WORK REQUIRED:
Leave out the pictures, and retype only the lines from the beginning of the material through the line that contains "const co2Levels = [444,394,377,364];", including both.

==== DATA BLOCK

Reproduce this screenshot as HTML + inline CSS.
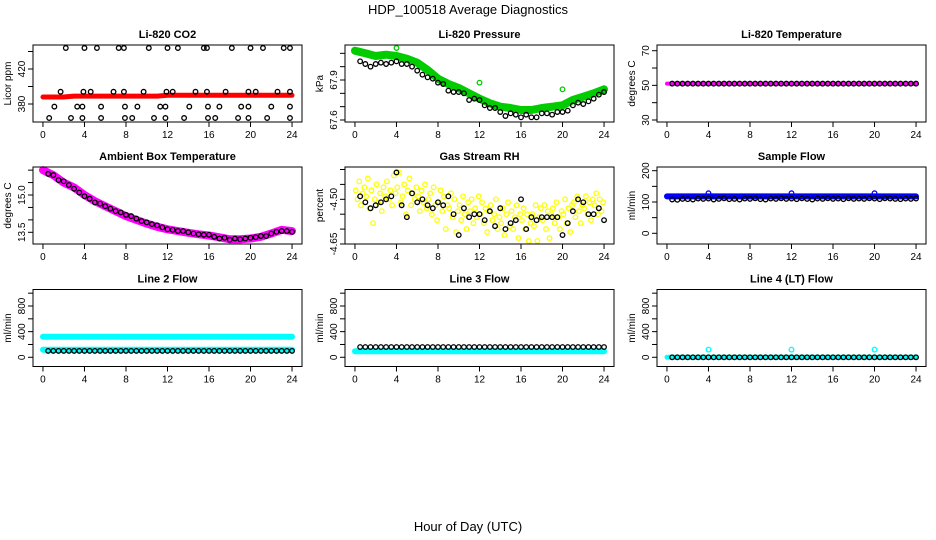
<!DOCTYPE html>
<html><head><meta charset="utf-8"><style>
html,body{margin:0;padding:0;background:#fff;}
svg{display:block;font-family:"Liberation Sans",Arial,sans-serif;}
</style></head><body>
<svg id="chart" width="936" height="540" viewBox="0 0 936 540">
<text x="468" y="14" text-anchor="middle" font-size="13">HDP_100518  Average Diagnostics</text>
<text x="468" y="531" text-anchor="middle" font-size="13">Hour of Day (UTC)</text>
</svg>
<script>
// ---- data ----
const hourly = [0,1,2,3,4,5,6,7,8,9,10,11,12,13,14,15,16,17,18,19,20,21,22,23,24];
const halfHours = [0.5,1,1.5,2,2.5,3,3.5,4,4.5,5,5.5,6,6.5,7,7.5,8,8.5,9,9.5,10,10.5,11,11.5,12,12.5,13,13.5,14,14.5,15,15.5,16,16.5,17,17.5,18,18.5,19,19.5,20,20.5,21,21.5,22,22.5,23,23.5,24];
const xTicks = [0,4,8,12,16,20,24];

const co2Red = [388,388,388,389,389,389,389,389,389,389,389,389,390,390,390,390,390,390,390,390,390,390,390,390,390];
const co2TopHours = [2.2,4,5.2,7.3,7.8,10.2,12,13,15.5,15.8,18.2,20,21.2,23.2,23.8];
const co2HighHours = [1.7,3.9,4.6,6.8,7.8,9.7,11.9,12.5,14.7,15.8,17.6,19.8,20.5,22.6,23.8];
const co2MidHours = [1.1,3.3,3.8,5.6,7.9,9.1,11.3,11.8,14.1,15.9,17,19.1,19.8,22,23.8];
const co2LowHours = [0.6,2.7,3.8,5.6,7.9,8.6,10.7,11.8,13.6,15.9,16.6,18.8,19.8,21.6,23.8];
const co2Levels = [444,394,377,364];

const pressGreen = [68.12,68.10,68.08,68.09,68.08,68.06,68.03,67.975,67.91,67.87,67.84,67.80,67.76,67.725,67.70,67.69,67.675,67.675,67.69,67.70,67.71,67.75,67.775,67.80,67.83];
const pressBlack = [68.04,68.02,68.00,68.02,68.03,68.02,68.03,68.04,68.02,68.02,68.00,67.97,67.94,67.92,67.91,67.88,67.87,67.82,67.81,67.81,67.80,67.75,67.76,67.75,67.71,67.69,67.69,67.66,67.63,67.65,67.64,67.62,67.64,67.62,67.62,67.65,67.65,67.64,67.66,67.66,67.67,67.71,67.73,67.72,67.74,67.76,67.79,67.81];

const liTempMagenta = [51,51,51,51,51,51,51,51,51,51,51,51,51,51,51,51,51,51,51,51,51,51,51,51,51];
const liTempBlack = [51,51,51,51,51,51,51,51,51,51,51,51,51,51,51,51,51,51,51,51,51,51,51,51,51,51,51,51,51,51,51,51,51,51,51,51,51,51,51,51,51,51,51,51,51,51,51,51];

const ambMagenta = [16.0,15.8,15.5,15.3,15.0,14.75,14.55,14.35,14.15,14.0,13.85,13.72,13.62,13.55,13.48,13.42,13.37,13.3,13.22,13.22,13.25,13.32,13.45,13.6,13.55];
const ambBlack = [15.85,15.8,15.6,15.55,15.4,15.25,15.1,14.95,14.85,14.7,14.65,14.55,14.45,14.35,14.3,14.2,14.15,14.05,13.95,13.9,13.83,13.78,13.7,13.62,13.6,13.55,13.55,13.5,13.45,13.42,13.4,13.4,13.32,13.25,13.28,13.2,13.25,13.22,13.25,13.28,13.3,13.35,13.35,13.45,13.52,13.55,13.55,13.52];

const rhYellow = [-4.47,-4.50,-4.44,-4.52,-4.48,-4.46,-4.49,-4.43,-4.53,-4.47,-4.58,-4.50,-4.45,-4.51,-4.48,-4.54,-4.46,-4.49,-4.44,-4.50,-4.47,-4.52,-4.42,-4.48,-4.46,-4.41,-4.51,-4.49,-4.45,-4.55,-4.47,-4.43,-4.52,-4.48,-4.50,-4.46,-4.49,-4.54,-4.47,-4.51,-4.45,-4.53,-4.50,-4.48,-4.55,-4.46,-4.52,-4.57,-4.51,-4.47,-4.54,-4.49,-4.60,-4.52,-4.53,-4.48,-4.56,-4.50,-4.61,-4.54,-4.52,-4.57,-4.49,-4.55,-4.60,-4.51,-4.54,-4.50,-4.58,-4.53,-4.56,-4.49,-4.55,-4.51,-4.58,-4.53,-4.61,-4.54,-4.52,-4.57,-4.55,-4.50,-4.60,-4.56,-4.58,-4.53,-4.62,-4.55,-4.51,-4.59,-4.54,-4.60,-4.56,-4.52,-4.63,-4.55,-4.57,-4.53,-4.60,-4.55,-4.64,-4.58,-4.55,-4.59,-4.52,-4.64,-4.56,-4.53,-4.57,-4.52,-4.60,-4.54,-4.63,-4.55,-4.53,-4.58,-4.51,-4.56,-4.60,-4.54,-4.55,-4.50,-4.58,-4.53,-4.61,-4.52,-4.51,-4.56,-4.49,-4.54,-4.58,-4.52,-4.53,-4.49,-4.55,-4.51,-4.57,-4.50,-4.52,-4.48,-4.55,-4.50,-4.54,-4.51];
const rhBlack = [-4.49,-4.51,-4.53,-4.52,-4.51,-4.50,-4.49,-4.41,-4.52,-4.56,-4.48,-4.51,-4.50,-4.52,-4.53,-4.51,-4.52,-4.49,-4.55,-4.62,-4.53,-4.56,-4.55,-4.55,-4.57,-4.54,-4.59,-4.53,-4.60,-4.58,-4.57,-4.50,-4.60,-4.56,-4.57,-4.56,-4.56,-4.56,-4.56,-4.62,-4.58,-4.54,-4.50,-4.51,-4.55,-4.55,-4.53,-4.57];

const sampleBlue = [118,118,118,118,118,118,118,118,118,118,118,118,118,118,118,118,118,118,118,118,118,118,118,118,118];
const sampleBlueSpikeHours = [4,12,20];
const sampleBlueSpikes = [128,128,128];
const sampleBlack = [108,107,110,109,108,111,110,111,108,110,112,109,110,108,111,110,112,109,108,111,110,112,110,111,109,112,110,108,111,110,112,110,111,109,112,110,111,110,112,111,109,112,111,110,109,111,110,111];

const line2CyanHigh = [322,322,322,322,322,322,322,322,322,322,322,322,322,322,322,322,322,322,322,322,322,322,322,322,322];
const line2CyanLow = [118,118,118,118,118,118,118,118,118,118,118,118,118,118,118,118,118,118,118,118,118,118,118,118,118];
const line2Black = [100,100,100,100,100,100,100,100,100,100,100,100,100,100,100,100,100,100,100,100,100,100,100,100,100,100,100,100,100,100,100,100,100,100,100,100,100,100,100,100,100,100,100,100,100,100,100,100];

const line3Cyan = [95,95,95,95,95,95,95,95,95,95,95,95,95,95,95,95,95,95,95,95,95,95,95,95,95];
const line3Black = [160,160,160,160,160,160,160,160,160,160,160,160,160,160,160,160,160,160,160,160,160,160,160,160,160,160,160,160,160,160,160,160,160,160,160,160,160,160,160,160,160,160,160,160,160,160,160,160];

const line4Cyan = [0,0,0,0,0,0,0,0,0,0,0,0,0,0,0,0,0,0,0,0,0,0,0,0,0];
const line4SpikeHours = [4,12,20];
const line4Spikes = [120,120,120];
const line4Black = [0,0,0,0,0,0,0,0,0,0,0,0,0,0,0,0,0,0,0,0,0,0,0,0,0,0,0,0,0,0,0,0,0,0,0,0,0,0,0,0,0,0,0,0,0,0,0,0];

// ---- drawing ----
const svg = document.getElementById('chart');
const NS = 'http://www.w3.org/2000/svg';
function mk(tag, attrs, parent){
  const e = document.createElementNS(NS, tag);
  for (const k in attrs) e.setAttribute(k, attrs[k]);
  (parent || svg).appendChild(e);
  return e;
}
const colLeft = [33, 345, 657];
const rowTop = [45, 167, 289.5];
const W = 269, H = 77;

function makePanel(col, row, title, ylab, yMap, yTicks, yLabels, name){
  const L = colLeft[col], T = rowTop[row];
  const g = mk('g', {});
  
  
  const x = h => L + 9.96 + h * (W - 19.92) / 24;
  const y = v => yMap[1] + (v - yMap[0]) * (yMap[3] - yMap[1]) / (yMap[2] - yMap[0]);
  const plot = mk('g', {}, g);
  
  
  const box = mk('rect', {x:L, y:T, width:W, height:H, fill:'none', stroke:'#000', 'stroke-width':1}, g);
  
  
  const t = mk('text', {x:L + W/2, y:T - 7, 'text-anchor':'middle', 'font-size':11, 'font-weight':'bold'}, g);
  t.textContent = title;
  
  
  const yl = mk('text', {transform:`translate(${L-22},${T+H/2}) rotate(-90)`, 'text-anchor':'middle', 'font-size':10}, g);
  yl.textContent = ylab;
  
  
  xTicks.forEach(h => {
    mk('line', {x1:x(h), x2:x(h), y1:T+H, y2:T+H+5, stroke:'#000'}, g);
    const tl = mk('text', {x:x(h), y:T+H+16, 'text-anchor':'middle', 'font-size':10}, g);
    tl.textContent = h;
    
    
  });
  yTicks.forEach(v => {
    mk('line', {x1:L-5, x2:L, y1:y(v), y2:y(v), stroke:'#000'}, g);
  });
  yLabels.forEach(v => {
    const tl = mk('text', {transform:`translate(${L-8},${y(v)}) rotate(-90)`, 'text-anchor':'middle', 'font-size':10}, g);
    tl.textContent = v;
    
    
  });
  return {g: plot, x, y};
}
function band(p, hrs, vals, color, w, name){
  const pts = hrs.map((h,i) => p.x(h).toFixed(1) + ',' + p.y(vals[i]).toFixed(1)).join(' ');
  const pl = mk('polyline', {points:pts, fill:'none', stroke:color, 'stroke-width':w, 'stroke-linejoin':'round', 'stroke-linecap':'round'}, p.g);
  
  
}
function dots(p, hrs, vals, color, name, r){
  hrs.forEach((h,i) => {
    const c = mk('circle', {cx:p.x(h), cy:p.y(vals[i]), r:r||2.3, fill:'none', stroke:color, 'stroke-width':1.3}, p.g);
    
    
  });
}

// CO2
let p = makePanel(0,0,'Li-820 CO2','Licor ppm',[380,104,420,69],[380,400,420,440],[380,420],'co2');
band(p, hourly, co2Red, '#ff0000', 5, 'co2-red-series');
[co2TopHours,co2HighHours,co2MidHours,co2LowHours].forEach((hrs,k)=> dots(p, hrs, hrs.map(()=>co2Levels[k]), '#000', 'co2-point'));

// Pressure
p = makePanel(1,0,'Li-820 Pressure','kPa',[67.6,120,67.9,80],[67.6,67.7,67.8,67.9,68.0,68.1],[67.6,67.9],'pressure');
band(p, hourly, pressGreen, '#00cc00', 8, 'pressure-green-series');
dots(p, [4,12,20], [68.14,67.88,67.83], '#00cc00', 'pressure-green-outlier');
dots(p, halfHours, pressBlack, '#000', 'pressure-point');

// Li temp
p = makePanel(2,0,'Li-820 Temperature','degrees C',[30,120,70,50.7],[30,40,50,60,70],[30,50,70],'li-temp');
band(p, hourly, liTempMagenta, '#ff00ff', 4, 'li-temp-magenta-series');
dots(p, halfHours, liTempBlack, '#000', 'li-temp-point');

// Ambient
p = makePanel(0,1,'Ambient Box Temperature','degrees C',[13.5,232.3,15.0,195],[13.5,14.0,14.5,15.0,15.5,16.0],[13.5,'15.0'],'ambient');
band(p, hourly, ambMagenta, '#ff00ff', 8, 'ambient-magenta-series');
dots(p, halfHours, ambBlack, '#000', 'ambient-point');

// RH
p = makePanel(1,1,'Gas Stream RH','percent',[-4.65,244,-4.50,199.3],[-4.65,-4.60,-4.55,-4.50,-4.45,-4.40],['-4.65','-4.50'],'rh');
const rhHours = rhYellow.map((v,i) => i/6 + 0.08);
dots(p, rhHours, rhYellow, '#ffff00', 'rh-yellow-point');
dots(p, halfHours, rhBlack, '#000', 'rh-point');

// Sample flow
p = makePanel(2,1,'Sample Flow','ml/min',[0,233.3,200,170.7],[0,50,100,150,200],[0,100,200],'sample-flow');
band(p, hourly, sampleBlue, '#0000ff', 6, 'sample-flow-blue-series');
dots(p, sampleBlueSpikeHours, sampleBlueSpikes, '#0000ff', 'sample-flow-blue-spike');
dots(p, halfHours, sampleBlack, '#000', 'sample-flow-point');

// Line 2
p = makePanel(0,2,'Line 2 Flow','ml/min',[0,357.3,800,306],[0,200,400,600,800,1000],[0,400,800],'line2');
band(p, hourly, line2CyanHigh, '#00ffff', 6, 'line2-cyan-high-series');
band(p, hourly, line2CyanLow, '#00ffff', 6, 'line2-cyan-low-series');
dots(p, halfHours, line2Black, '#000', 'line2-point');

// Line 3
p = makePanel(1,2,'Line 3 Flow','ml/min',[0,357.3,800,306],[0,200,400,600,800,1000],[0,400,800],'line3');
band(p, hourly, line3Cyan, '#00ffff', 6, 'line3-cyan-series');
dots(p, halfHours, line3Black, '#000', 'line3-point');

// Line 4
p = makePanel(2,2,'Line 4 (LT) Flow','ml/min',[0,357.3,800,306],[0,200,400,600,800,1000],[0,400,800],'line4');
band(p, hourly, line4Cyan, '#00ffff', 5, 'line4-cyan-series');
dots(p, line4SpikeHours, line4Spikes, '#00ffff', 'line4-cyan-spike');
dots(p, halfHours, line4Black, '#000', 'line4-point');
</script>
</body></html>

========

OUTPUT:
Reproduce this screenshot as HTML + inline CSS.
<!DOCTYPE html>
<html><head><meta charset="utf-8"><style>
html,body{margin:0;padding:0;background:#fff;}
svg{display:block;font-family:"Liberation Sans",Arial,sans-serif;}
</style></head><body>
<svg id="chart" width="936" height="540" viewBox="0 0 936 540">
<text x="468" y="14" text-anchor="middle" font-size="13">HDP_100518  Average Diagnostics</text>
<text x="468" y="531" text-anchor="middle" font-size="13">Hour of Day (UTC)</text>
</svg>
<script>
// ---- data ----
const hourly = [0,1,2,3,4,5,6,7,8,9,10,11,12,13,14,15,16,17,18,19,20,21,22,23,24];
const halfHours = [0.5,1,1.5,2,2.5,3,3.5,4,4.5,5,5.5,6,6.5,7,7.5,8,8.5,9,9.5,10,10.5,11,11.5,12,12.5,13,13.5,14,14.5,15,15.5,16,16.5,17,17.5,18,18.5,19,19.5,20,20.5,21,21.5,22,22.5,23,23.5,24];
const xTicks = [0,4,8,12,16,20,24];

const co2Red = [388,388,388,389,389,389,389,389,389,389,389,389,390,390,390,390,390,390,390,390,390,390,390,390,390];
const co2TopHours = [2.2,4,5.2,7.3,7.8,10.2,12,13,15.5,15.8,18.2,20,21.2,23.2,23.8];
const co2HighHours = [1.7,3.9,4.6,6.8,7.8,9.7,11.9,12.5,14.7,15.8,17.6,19.8,20.5,22.6,23.8];
const co2MidHours = [1.1,3.3,3.8,5.6,7.9,9.1,11.3,11.8,14.1,15.9,17,19.1,19.8,22,23.8];
const co2LowHours = [0.6,2.7,3.8,5.6,7.9,8.6,10.7,11.8,13.6,15.9,16.6,18.8,19.8,21.6,23.8];
const co2Levels = [444,394,377,364];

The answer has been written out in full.